Для реконструкции ритуалов инициации в казахской культуре решающее значение имеет информация Таласбека Асемкулова, опубликованная им в статье «Реконструкция мифологического сюжета: Обряд «Жылан қайыс» («змеиная кожа»)» [117]. Ценность этой информации связана не только с тем, что статья представляет четкое описание однозначно инициационного ритуала, изложенное его участником, но и с тем, что Т. Асемкулов указывает мифологический эквивалент ритуала, то есть воспроизводит символическое содержание ритуала. Кроме того, такой уникальный для казахской традиционной культуры случай сосуществования мифа и ритуала позволяет, как будет показано ниже, реконструировать с достаточной степенью достоверности еще один ритуал, точнее, воспроизведение «Жылан қайыс» на более высоком уровне. Поскольку на русском языке статья была опубликована в малодоступном издании, то мы сочли необходимым для удобства читателей привести пространные цитаты из этой статьи.

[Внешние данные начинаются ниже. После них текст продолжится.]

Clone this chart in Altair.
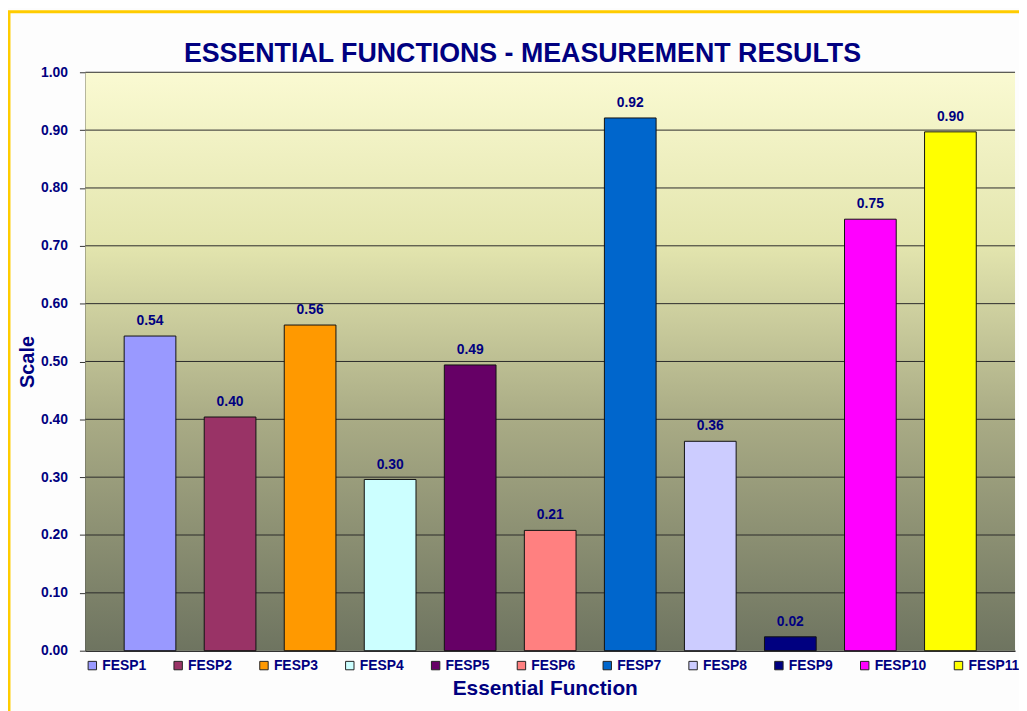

«Обряд «Жылан қайыс» («змеиная кожа») некогда был повсеместно распространен в казахской степи. Этот ритуал, представляющий неотъемлемый элемент древней военной демократии казахского народа, с течением времени был или полностью забыт, или же в некоторых регионах сохранился в качестве мифологического рудимента, утратив свое прежнее значение.

Обряд совершался по достижении мальчиком 4-х лет или, как говорят, в возрасте «қоян мүшел» («заячий мушель»). Отец ребенка и аульный кузнец обговаривали день совершения обряда. По обыкновению, это был беспокойный, ветренный осенний день. В назначенный день, ближе к обеду, родители вместе с ребенком приходили в кузницу. Усадив гостей на почетное место, кузнец по обычаю раздувал горн и с грохотом ковал железо. После этого у стены клали воинские доспехи и оружие – по возможности настоящие, в случае отсутствия – бутафорские. Кузнец надевал на себя серый вязаный из шерсти чапан, напоминающий змеиную кожу. После этого приступали непосредственно к совершению обряда. Кузнец становился лицом к мальчику и спиной к доспехам и оружию, расставив ноги. После этого мальчик дважды (туда и сюда) проползал между ног кузнеца. После первого раза на мальчика надевали воинские доспехи, а после второго – воинское оружие. Затем кузнец, подержав ладони над огнем, проводил ими по лицу мальчика. Этим ритуал завершался. Лишь иногда в конце ритуала ребенку давалось новое имя.

В казахской традиционной культуре, как и в культурах многих других народов, кузнечное ремесло и сам кузнец имели особый сакральный статус. Кузнец часто совмещал магические, шаманские функции. Как известно, проползание между ног (варианты: перешагивание через лежащего, проведение младенца между ног) имеет во многих культурах четко определенное значение усыновления и, шире, нового рождения, рождения в новом качестве. Возможно, к таковым можно отнести и казахские обычаи перешагивания женщиной из рода торе тяжело раненных, чтобы они выздоровели, «пропускания ребенка» из семьи, где дети часто умирают, между ног нескольких старух и т. д.



113

Цит. по: Шаханова Н.Ж. Мир традиционной культуры казахов. С. 144.

114

Там же. С. 145. Смысл названия обряда «тырнақ алды», возможно, проясняет употреблявшееся еще в античном мире выражение: «По кончикам когтей узнаю льва».

115

Изданный в 2004 году, после написания данного текста четырехтомник С.Кондыбая «Арғықазақ мифологиясы» («Мифология предказахов») содержит не только анализ следов инициационных ритуалов в фольклоре, но и убедительную реконструкцию древнетюркских терминов инициации «жет» – «жетпек» – «жетекшi» – «жетiм» («жетпекшi»).

116

Элиаде М. Аспекты мифа. С. 101.

117

На казахском языке – в сборнике научных трудов НИИКИ в 1998 году и в журнале «Жұлдыз», № 1, 2000 г., на русском языке – в «Вестнике КазАТиСО, № 1, 2002.